By Robert McLachlan
Qantas Airlines’ 7-hour “flight to nowhere”, that sold out in 10 minutes with prices from A$787 to A$3787, seemed like a sick joke to climate advocates. Apart from the waste of fuel and the pointless emissions, passengers would be able to see first-hand, from a plane just like those that carried coronavirus around the world so effectively, the sweeping devastation caused by last summer’s “climate fires” and the global-warming induced bleaching of the Great Barrier Reef. “Would it be more efficient just to crash it in the Great Barrier Reef?” asked Dan Rutherford, aviation director at the International Council for Clean Transportation.
Now a travel enthusiast has suggested that Air New Zealand could follow suit, offering scenic flights of the entire country (not forgetting the Chathams). Actually, New Zealand does have a proud tradition of scenic flights, from small beginnings in the 1930s, to the famous glacier landings that began in the 1950s, to the helicopter flights of today.

But apart from Air New Zealand’s flights to Antarctica in the 1970s – flights that have continued since then from Australia, and that Qantas is now offering in another of its Boeing 787s, departing from a choice of five cities – New Zealand hasn’t seen anything on this scale.
So why shouldn’t it? After all, if there were customers for an Air New Zealand flight to nowhere, they’d get something that’s valuable to them, and they’d get to help our national flag carrier through some tough times to boot. What’s wrong with that?
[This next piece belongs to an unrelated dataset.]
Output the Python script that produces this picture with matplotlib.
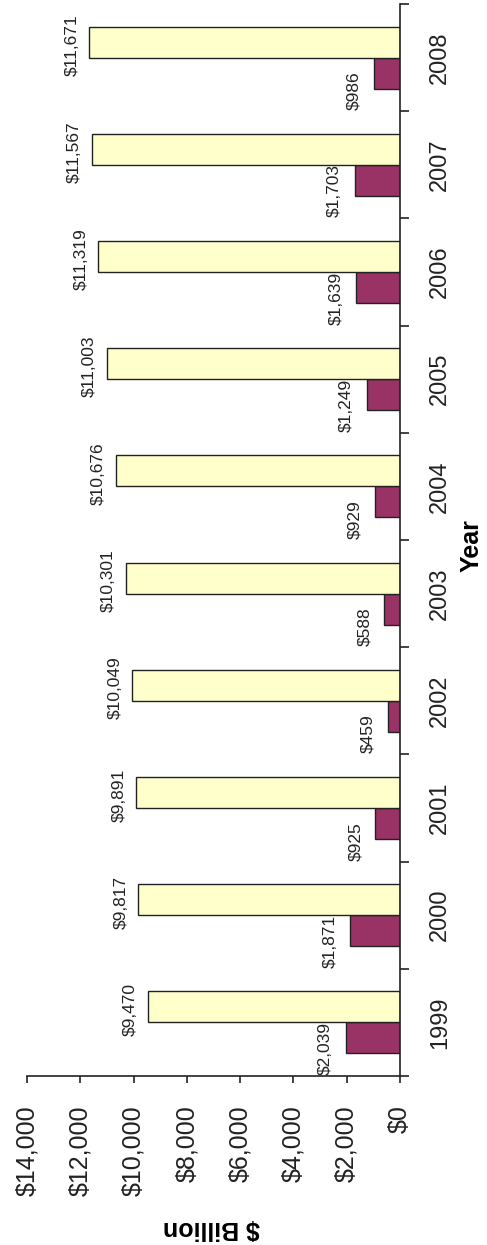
import numpy as np
import matplotlib
matplotlib.use('Agg')
import matplotlib.pyplot as plt

# data (chart is drawn turned on its side, like the reference)
years = ['1999', '2000', '2001', '2002', '2003', '2004', '2005', '2006', '2007', '2008']
purple_vals = [2039, 1871, 925, 459, 588, 929, 1249, 1639, 1703, 986]
yellow_vals = [9470, 9817, 9891, 10049, 10301, 10676, 11003, 11319, 11567, 11671]
value_ticks = [0, 2000, 4000, 6000, 8000, 10000, 12000, 14000]
value_tick_labels = ['$0', '$2,000', '$4,000', '$6,000', '$8,000', '$10,000', '$12,000', '$14,000']

plt.rcParams['font.family'] = ['Liberation Sans', 'DejaVu Sans']

W, H = 487, 1245
fig = plt.figure(figsize=(W / 100, H / 100), dpi=100)
ax = fig.add_axes([27 / W, 1 - 1076 / H, 373 / W, 1072 / H])

pos = np.arange(len(years))
h = 0.29
ax.barh(pos - h / 2, purple_vals, height=h, color='#993366', edgecolor='#222222', linewidth=1)
ax.barh(pos + h / 2, yellow_vals, height=h, color='#FFFFCC', edgecolor='#222222', linewidth=1)

ax.set_xlim(14000, 0)
ax.set_ylim(-0.5, 9.5)

for s in ['left', 'top']:
    ax.spines[s].set_visible(False)
for s in ['right', 'bottom']:
    ax.spines[s].set_color('#222222')
    ax.spines[s].set_linewidth(1.2)

# value axis (bottom)
ax.set_xticks(value_ticks)
ax.set_xticklabels(value_tick_labels, rotation=90, fontsize=18, color='#222222')
ax.tick_params(axis='x', direction='out', length=5, width=1.2, pad=16, color='#222222')

# year axis (right)
ax.yaxis.tick_right()
ax.set_yticks(pos)
ax.set_yticklabels(years, rotation=90, va='center', fontsize=17, color='#222222')
ax.set_yticks(np.arange(-0.5, 10, 1), minor=True)
ax.tick_params(axis='y', which='major', length=0, pad=21)
ax.tick_params(axis='y', which='minor', direction='out', length=6.5, width=1.2,
               right=True, left=False, color='#222222')

# data labels
for p, v in zip(pos, purple_vals):
    ax.annotate('$' + format(v, ','), xy=(v, p - 0.49), xytext=(-9, 0),
                textcoords='offset points', rotation=90, ha='right', va='bottom',
                fontsize=12.5, color='#222222')
for p, v in zip(pos, yellow_vals):
    ax.annotate('$' + format(v, ','), xy=(v, p + h / 2), xytext=(-7, -2),
                textcoords='offset points', rotation=90, ha='right', va='center',
                fontsize=12.5, color='#222222')

fig.text(211 / W, 1 - 1228 / H, '$ Billion', rotation=180, fontsize=18,
         fontweight='bold', ha='center', va='center')
fig.text(472 / W, 1 - 546 / H, 'Year', rotation=90, fontsize=18,
         fontweight='bold', ha='center', va='center')

fig.savefig('out.png', dpi=100)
What’s wrong is how it looks. Air New Zealand has a fantastic reputation for sustainability. To a hardcore greenie that might sound like a joke, but even seasoned climate campaigner Jonathan Porritt, their chief sustainability advisor, called them ‘the least unsustainable airline in the world’. What’s more, our international tourist industry, which relies on aviation, is largely based around our environmental image – “100% Pure”. Even before the pandemic, many people were pointing out how important it is that that image should be based on reality.
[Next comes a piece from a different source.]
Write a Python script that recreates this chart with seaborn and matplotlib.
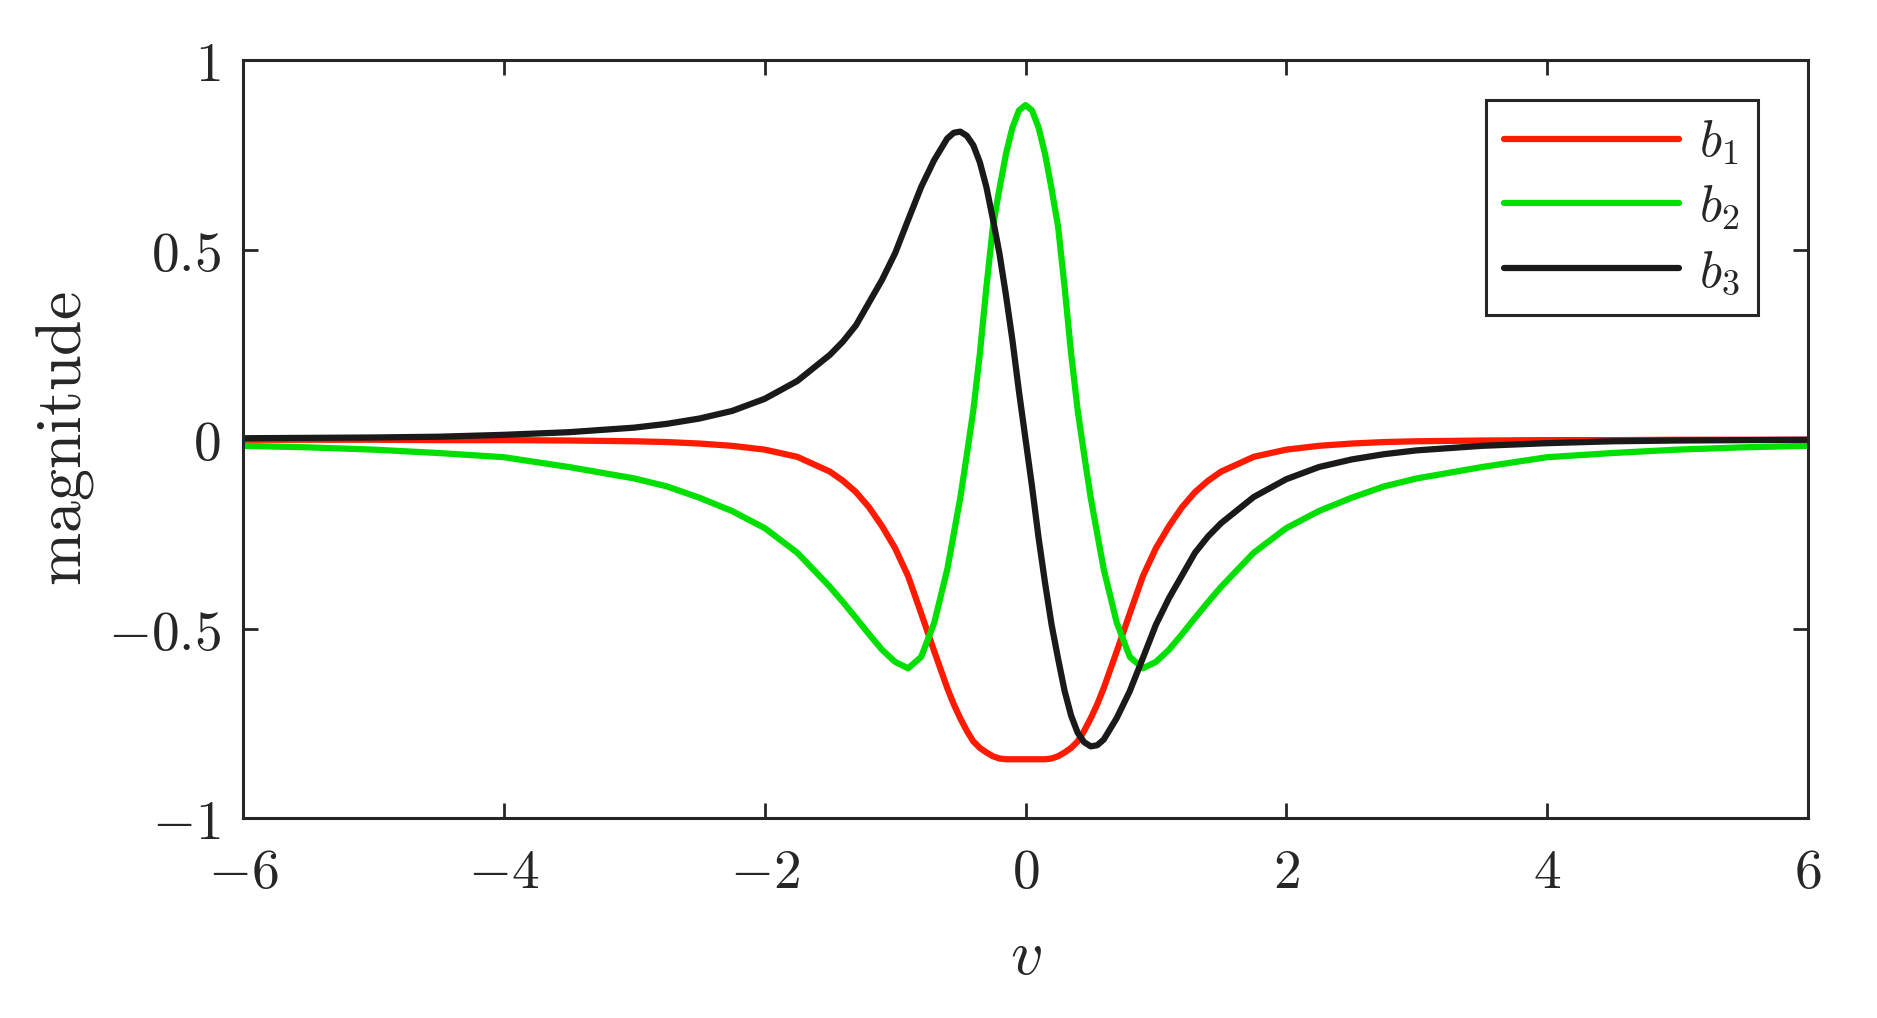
import numpy as np
import pandas as pd
import matplotlib
matplotlib.use("Agg")
import matplotlib.pyplot as plt
import seaborn as sns

# ---- data ----
v = [-6.0, -5.5, -5.0, -4.5, -4.0, -3.5, -3.0, -2.75, -2.5, -2.25, -2.0, -1.75,
     -1.5, -1.4, -1.3, -1.2, -1.1, -1.0, -0.9, -0.8, -0.7, -0.6, -0.55, -0.5,
     -0.45, -0.4, -0.35, -0.3, -0.25, -0.2, -0.15, -0.1, -0.05, 0.0,
     0.05, 0.1, 0.15, 0.2, 0.25, 0.3, 0.35, 0.4, 0.45, 0.5, 0.55, 0.6, 0.7,
     0.8, 0.9, 1.0, 1.1, 1.2, 1.3, 1.4, 1.5, 1.75, 2.0, 2.25, 2.5, 2.75, 3.0,
     3.5, 4.0, 4.5, 5.0, 5.5, 6.0]

b1 = [-0.002, -0.002, -0.002, -0.003, -0.003, -0.004, -0.006, -0.008, -0.012,
      -0.018, -0.028, -0.047, -0.086, -0.11, -0.14, -0.18, -0.23, -0.288,
      -0.362, -0.46, -0.56, -0.657, -0.70, -0.737, -0.77, -0.798, -0.815,
      -0.827, -0.837, -0.843, -0.845, -0.845, -0.845, -0.845,
      -0.845, -0.845, -0.845, -0.843, -0.837, -0.827, -0.815, -0.798, -0.77,
      -0.737, -0.70, -0.657, -0.56, -0.46, -0.362, -0.288, -0.23, -0.18,
      -0.14, -0.11, -0.086, -0.047, -0.028, -0.018, -0.012, -0.008, -0.006,
      -0.004, -0.003, -0.003, -0.002, -0.002, -0.002]

b2 = [-0.018, -0.022, -0.028, -0.037, -0.048, -0.074, -0.104, -0.125, -0.155,
      -0.19, -0.235, -0.30, -0.39, -0.43, -0.472, -0.515, -0.556, -0.588,
      -0.605, -0.575, -0.485, -0.344, -0.25, -0.155, -0.042, 0.076, 0.225,
      0.40, 0.56, 0.66, 0.752, 0.822, 0.867, 0.881,
      0.867, 0.822, 0.752, 0.66, 0.56, 0.40, 0.225, 0.076, -0.042, -0.155,
      -0.25, -0.344, -0.485, -0.575, -0.605, -0.588, -0.556, -0.515, -0.472,
      -0.43, -0.39, -0.30, -0.235, -0.19, -0.155, -0.125, -0.104, -0.074,
      -0.048, -0.037, -0.028, -0.022, -0.018]

b3 = [0.002, 0.003, 0.004, 0.006, 0.011, 0.018, 0.030, 0.040, 0.054, 0.074,
      0.106, 0.153, 0.222, 0.257, 0.30, 0.36, 0.42, 0.49, 0.578, 0.665, 0.736,
      0.793, 0.808, 0.811, 0.80, 0.775, 0.73, 0.665, 0.58, 0.49, 0.38, 0.26,
      0.125, 0.0,
      -0.125, -0.26, -0.38, -0.49, -0.58, -0.665, -0.73, -0.775, -0.80,
      -0.811, -0.808, -0.793, -0.736, -0.665, -0.578, -0.49, -0.42, -0.36,
      -0.30, -0.257, -0.222, -0.153, -0.106, -0.074, -0.054, -0.040, -0.030,
      -0.018, -0.011, -0.006, -0.004, -0.003, -0.002]

series_names = ["$b_1$", "$b_2$", "$b_3$"]
series_colors = ["#ff1a00", "#00e000", "#1a1a1a"]
x_ticks = [-6, -4, -2, 0, 2, 4, 6]
y_ticks = [-1, -0.5, 0, 0.5, 1]

# ---- style ----
sns.set_theme(style="white")
plt.rcParams["mathtext.fontset"] = "cm"
plt.rcParams["font.family"] = ["DejaVu Serif"]
plt.rcParams["axes.unicode_minus"] = False

df = pd.concat([
    pd.DataFrame({"v": v, "val": b1, "series": series_names[0]}),
    pd.DataFrame({"v": v, "val": b2, "series": series_names[1]}),
    pd.DataFrame({"v": v, "val": b3, "series": series_names[2]}),
], ignore_index=True)

fig = plt.figure(figsize=(18.77, 10.18), dpi=100)
ax = fig.add_axes([243 / 1877, 1 - 818 / 1018, (1808 - 243) / 1877, (818 - 60) / 1018])

sns.lineplot(data=df, x="v", y="val", hue="series", hue_order=series_names,
             palette=dict(zip(series_names, series_colors)), estimator=None,
             sort=False, linewidth=4.5, ax=ax)

ax.set_xlim(-6, 6)
ax.set_ylim(-1, 1)

def fmt(t):
    return "$" + ("%g" % t) + "$"

ax.set_xticks(x_ticks, labels=[fmt(t) for t in x_ticks])
ax.set_yticks(y_ticks, labels=[fmt(t) for t in y_ticks])
ax.tick_params(axis="both", which="both", direction="in", length=11, width=2,
               colors="#262626", labelsize=40, top=True, right=True,
               bottom=True, left=True)
ax.tick_params(axis="x", pad=20)
ax.tick_params(axis="y", pad=16)
for sp in ax.spines.values():
    sp.set_visible(True)
    sp.set_color("#262626")
    sp.set_linewidth(2.2)

ax.set_xlabel("$v$", fontsize=46, color="#262626", labelpad=18)
ax.set_ylabel(r"$\mathrm{magnitude}$", fontsize=46, color="#262626", labelpad=8)

leg = ax.legend(loc="upper right", bbox_to_anchor=(0.968, 0.947), borderaxespad=0,
                fontsize=37, frameon=True, fancybox=False, handlelength=3.4,
                handletextpad=0.4, labelspacing=0.3, borderpad=0.35)
leg.get_frame().set_edgecolor("#262626")
leg.get_frame().set_linewidth(2.2)
leg.get_frame().set_facecolor("white")
leg.get_frame().set_alpha(1)
for line in leg.get_lines():
    line.set_linewidth(4.5)

fig.savefig("out.png", dpi=100, facecolor="white")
Aviation is important to New Zealand for more than just tourism. It ties families together, it transports students and workers. It’s about the value of transporting people from A to B, not from A to A. On the back of that argument, the global aviation industry has been able to get a golden ticket fostering unlimited growth: air travel doubled in the decade to 2019, and is projected to triple again by 2050. (If that came to pass, aviation would then be using all of the available remaining carbon budget.) The industry has escaped taxes on jet fuel and limits on carbon emissions. There’s not even GST charged on international flights.
Since Covid-19, the industry has been a recipient of massive bailouts – about $150 billion worldwide, equal to their prior five years of profits. A lot of this government money will be wasted: a study published in May by Joseph Stiglitz and others found that airline bailouts were the very worst of all options on both financial and climate grounds. In New Zealand, the government has so far provided $600 million towards the aviation industry as well as a $900 million loan facility to Air New Zealand.
Somehow a way needs to be found to make a pathway leading towards both financial and environmental sustainability. It could involve less travel – administered through adjustments to charges, landing slots, and/or visas; it could involve investing in synthetic jet fuel. For the tourist industry, it could involve fewer tourists staying for longer. The Tourism Futures Task Force is considering the future of the industry right now, in the context of the ‘Four Capitals’ – economic, environmental, social, and cultural. You can send them your thoughts on this: in such an enormous disruption, the full effect of which hasn’t even begun to be felt, everyone’s voice is needed.
What we don’t need are flights to nowhere.